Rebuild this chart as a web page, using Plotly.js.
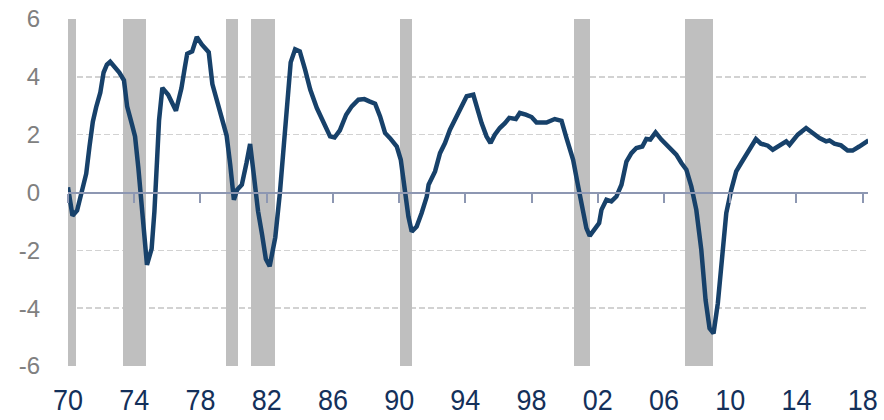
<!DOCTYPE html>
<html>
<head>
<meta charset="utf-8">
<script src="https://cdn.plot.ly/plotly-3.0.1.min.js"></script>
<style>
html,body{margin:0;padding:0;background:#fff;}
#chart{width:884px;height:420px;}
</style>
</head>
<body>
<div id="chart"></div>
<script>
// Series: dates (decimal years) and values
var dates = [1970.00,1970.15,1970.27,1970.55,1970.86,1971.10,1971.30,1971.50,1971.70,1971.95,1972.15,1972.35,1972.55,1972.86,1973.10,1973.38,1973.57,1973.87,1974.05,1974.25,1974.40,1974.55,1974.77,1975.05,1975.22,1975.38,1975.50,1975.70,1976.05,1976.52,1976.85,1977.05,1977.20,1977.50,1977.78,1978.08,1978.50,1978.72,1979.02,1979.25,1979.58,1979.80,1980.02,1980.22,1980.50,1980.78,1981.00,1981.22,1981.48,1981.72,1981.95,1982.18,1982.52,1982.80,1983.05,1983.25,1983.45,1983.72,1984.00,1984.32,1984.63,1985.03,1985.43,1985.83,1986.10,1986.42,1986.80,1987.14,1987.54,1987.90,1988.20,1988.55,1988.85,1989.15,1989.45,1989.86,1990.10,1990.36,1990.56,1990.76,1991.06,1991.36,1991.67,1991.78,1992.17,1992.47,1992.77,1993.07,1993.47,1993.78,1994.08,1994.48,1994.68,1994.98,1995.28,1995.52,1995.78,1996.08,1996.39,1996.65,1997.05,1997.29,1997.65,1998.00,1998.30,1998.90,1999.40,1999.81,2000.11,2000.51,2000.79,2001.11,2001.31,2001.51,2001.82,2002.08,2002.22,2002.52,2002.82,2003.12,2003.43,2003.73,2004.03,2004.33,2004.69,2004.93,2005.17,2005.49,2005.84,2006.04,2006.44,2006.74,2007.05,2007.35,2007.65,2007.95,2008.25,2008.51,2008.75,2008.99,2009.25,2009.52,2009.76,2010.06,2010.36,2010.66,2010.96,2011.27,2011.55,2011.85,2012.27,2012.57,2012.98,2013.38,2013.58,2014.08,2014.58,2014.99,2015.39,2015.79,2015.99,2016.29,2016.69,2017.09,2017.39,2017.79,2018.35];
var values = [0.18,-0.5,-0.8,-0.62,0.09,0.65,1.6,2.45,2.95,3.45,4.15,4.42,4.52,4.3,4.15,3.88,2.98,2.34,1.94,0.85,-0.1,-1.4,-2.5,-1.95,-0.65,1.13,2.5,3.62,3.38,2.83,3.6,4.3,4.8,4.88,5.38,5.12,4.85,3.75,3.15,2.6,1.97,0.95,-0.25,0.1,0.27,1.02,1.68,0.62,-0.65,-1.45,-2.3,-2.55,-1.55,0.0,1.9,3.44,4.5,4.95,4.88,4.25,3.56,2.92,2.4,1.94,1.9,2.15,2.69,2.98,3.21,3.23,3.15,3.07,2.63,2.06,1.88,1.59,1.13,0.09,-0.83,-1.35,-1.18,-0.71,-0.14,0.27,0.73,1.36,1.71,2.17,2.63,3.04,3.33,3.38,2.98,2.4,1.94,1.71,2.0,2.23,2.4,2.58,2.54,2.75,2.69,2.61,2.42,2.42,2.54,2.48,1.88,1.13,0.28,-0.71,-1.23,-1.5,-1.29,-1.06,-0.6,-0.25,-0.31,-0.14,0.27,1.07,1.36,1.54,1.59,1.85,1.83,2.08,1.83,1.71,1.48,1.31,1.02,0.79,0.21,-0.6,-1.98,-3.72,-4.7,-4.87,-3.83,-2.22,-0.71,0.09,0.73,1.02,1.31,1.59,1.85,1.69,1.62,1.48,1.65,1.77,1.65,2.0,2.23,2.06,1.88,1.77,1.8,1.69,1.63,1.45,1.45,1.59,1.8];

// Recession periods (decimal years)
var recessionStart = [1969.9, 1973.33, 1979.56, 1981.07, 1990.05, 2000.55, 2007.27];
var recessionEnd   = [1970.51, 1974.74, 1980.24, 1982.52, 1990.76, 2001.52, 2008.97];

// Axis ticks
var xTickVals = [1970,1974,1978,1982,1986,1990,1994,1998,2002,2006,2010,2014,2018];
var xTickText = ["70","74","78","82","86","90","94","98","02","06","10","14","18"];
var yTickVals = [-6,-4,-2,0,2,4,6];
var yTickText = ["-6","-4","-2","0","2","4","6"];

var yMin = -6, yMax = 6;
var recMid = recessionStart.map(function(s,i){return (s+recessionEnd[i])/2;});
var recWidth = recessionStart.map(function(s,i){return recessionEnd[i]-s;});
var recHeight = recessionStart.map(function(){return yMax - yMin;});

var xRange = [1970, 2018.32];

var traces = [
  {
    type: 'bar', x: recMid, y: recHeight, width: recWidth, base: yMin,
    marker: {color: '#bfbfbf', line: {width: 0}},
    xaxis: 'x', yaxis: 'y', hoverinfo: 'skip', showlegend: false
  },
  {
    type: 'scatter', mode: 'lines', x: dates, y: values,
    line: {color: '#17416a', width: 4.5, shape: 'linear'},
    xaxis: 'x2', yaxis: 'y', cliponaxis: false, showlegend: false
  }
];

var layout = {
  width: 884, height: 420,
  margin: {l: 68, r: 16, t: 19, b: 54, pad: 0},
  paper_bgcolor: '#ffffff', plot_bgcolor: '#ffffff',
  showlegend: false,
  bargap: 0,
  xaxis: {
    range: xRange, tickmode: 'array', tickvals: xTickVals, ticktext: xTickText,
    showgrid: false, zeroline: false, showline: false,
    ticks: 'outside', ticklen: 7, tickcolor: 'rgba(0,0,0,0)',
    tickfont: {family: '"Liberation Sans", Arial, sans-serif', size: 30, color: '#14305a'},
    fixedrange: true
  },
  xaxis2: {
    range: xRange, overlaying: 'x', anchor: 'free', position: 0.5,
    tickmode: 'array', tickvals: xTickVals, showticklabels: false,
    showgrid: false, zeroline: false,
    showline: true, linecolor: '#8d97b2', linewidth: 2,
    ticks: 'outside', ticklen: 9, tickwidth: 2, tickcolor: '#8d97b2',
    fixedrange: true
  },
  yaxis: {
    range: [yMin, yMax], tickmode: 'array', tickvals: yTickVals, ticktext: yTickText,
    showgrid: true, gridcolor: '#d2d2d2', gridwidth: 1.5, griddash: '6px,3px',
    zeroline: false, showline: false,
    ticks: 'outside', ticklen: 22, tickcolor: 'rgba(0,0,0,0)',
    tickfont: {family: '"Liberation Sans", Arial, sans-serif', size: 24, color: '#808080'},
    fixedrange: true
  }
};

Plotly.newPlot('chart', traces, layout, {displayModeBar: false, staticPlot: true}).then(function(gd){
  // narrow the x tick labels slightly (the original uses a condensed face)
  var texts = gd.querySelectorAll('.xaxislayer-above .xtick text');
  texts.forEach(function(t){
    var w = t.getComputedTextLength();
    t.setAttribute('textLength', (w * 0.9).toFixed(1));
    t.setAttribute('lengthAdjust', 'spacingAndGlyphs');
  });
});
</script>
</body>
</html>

WHAT THE TASK ASKS -> All of the material above needs to be restated exactly, with no pictures.

FINISHED ANSWER ->
Rebuild this chart as a web page, using Plotly.js.
<!DOCTYPE html>
<html>
<head>
<meta charset="utf-8">
<script src="https://cdn.plot.ly/plotly-3.0.1.min.js"></script>
<style>
html,body{margin:0;padding:0;background:#fff;}
#chart{width:884px;height:420px;}
</style>
</head>
<body>
<div id="chart"></div>
<script>
// Series: dates (decimal years) and values
var dates = [1970.00,1970.15,1970.27,1970.55,1970.86,1971.10,1971.30,1971.50,1971.70,1971.95,1972.15,1972.35,1972.55,1972.86,1973.10,1973.38,1973.57,1973.87,1974.05,1974.25,1974.40,1974.55,1974.77,1975.05,1975.22,1975.38,1975.50,1975.70,1976.05,1976.52,1976.85,1977.05,1977.20,1977.50,1977.78,1978.08,1978.50,1978.72,1979.02,1979.25,1979.58,1979.80,1980.02,1980.22,1980.50,1980.78,1981.00,1981.22,1981.48,1981.72,1981.95,1982.18,1982.52,1982.80,1983.05,1983.25,1983.45,1983.72,1984.00,1984.32,1984.63,1985.03,1985.43,1985.83,1986.10,1986.42,1986.80,1987.14,1987.54,1987.90,1988.20,1988.55,1988.85,1989.15,1989.45,1989.86,1990.10,1990.36,1990.56,1990.76,1991.06,1991.36,1991.67,1991.78,1992.17,1992.47,1992.77,1993.07,1993.47,1993.78,1994.08,1994.48,1994.68,1994.98,1995.28,1995.52,1995.78,1996.08,1996.39,1996.65,1997.05,1997.29,1997.65,1998.00,1998.30,1998.90,1999.40,1999.81,2000.11,2000.51,2000.79,2001.11,2001.31,2001.51,2001.82,2002.08,2002.22,2002.52,2002.82,2003.12,2003.43,2003.73,2004.03,2004.33,2004.69,2004.93,2005.17,2005.49,2005.84,2006.04,2006.44,2006.74,2007.05,2007.35,2007.65,2007.95,2008.25,2008.51,2008.75,2008.99,2009.25,2009.52,2009.76,2010.06,2010.36,2010.66,2010.96,2011.27,2011.55,2011.85,2012.27,2012.57,2012.98,2013.38,2013.58,2014.08,2014.58,2014.99,2015.39,2015.79,2015.99,2016.29,2016.69,2017.09,2017.39,2017.79,2018.35];
var values = [0.18,-0.5,-0.8,-0.62,0.09,0.65,1.6,2.45,2.95,3.45,4.15,4.42,4.52,4.3,4.15,3.88,2.98,2.34,1.94,0.85,-0.1,-1.4,-2.5,-1.95,-0.65,1.13,2.5,3.62,3.38,2.83,3.6,4.3,4.8,4.88,5.38,5.12,4.85,3.75,3.15,2.6,1.97,0.95,-0.25,0.1,0.27,1.02,1.68,0.62,-0.65,-1.45,-2.3,-2.55,-1.55,0.0,1.9,3.44,4.5,4.95,4.88,4.25,3.56,2.92,2.4,1.94,1.9,2.15,2.69,2.98,3.21,3.23,3.15,3.07,2.63,2.06,1.88,1.59,1.13,0.09,-0.83,-1.35,-1.18,-0.71,-0.14,0.27,0.73,1.36,1.71,2.17,2.63,3.04,3.33,3.38,2.98,2.4,1.94,1.71,2.0,2.23,2.4,2.58,2.54,2.75,2.69,2.61,2.42,2.42,2.54,2.48,1.88,1.13,0.28,-0.71,-1.23,-1.5,-1.29,-1.06,-0.6,-0.25,-0.31,-0.14,0.27,1.07,1.36,1.54,1.59,1.85,1.83,2.08,1.83,1.71,1.48,1.31,1.02,0.79,0.21,-0.6,-1.98,-3.72,-4.7,-4.87,-3.83,-2.22,-0.71,0.09,0.73,1.02,1.31,1.59,1.85,1.69,1.62,1.48,1.65,1.77,1.65,2.0,2.23,2.06,1.88,1.77,1.8,1.69,1.63,1.45,1.45,1.59,1.8];

// Recession periods (decimal years)
var recessionStart = [1969.9, 1973.33, 1979.56, 1981.07, 1990.05, 2000.55, 2007.27];
var recessionEnd   = [1970.51, 1974.74, 1980.24, 1982.52, 1990.76, 2001.52, 2008.97];

// Axis ticks
var xTickVals = [1970,1974,1978,1982,1986,1990,1994,1998,2002,2006,2010,2014,2018];
var xTickText = ["70","74","78","82","86","90","94","98","02","06","10","14","18"];
var yTickVals = [-6,-4,-2,0,2,4,6];
var yTickText = ["-6","-4","-2","0","2","4","6"];

var yMin = -6, yMax = 6;
var recMid = recessionStart.map(function(s,i){return (s+recessionEnd[i])/2;});
var recWidth = recessionStart.map(function(s,i){return recessionEnd[i]-s;});
var recHeight = recessionStart.map(function(){return yMax - yMin;});

var xRange = [1970, 2018.32];

var traces = [
  {
    type: 'bar', x: recMid, y: recHeight, width: recWidth, base: yMin,
    marker: {color: '#bfbfbf', line: {width: 0}},
    xaxis: 'x', yaxis: 'y', hoverinfo: 'skip', showlegend: false
  },
  {
    type: 'scatter', mode: 'lines', x: dates, y: values,
    line: {color: '#17416a', width: 4.5, shape: 'linear'},
    xaxis: 'x2', yaxis: 'y', cliponaxis: false, showlegend: false
  }
];

var layout = {
  width: 884, height: 420,
  margin: {l: 68, r: 16, t: 19, b: 54, pad: 0},
  paper_bgcolor: '#ffffff', plot_bgcolor: '#ffffff',
  showlegend: false,
  bargap: 0,
  xaxis: {
    range: xRange, tickmode: 'array', tickvals: xTickVals, ticktext: xTickText,
    showgrid: false, zeroline: false, showline: false,
    ticks: 'outside', ticklen: 7, tickcolor: 'rgba(0,0,0,0)',
    tickfont: {family: '"Liberation Sans", Arial, sans-serif', size: 30, color: '#14305a'},
    fixedrange: true
  },
  xaxis2: {
    range: xRange, overlaying: 'x', anchor: 'free', position: 0.5,
    tickmode: 'array', tickvals: xTickVals, showticklabels: false,
    showgrid: false, zeroline: false,
    showline: true, linecolor: '#8d97b2', linewidth: 2,
    ticks: 'outside', ticklen: 9, tickwidth: 2, tickcolor: '#8d97b2',
    fixedrange: true
  },
  yaxis: {
    range: [yMin, yMax], tickmode: 'array', tickvals: yTickVals, ticktext: yTickText,
    showgrid: true, gridcolor: '#d2d2d2', gridwidth: 1.5, griddash: '6px,3px',
    zeroline: false, showline: false,
    ticks: 'outside', ticklen: 22, tickcolor: 'rgba(0,0,0,0)',
    tickfont: {family: '"Liberation Sans", Arial, sans-serif', size: 24, color: '#808080'},
    fixedrange: true
  }
};

Plotly.newPlot('chart', traces, layout, {displayModeBar: false, staticPlot: true}).then(function(gd){
  // narrow the x tick labels slightly (the original uses a condensed face)
  var texts = gd.querySelectorAll('.xaxislayer-above .xtick text');
  texts.forEach(function(t){
    var w = t.getComputedTextLength();
    t.setAttribute('textLength', (w * 0.9).toFixed(1));
    t.setAttribute('lengthAdjust', 'spacingAndGlyphs');
  });
});
</script>
</body>
</html>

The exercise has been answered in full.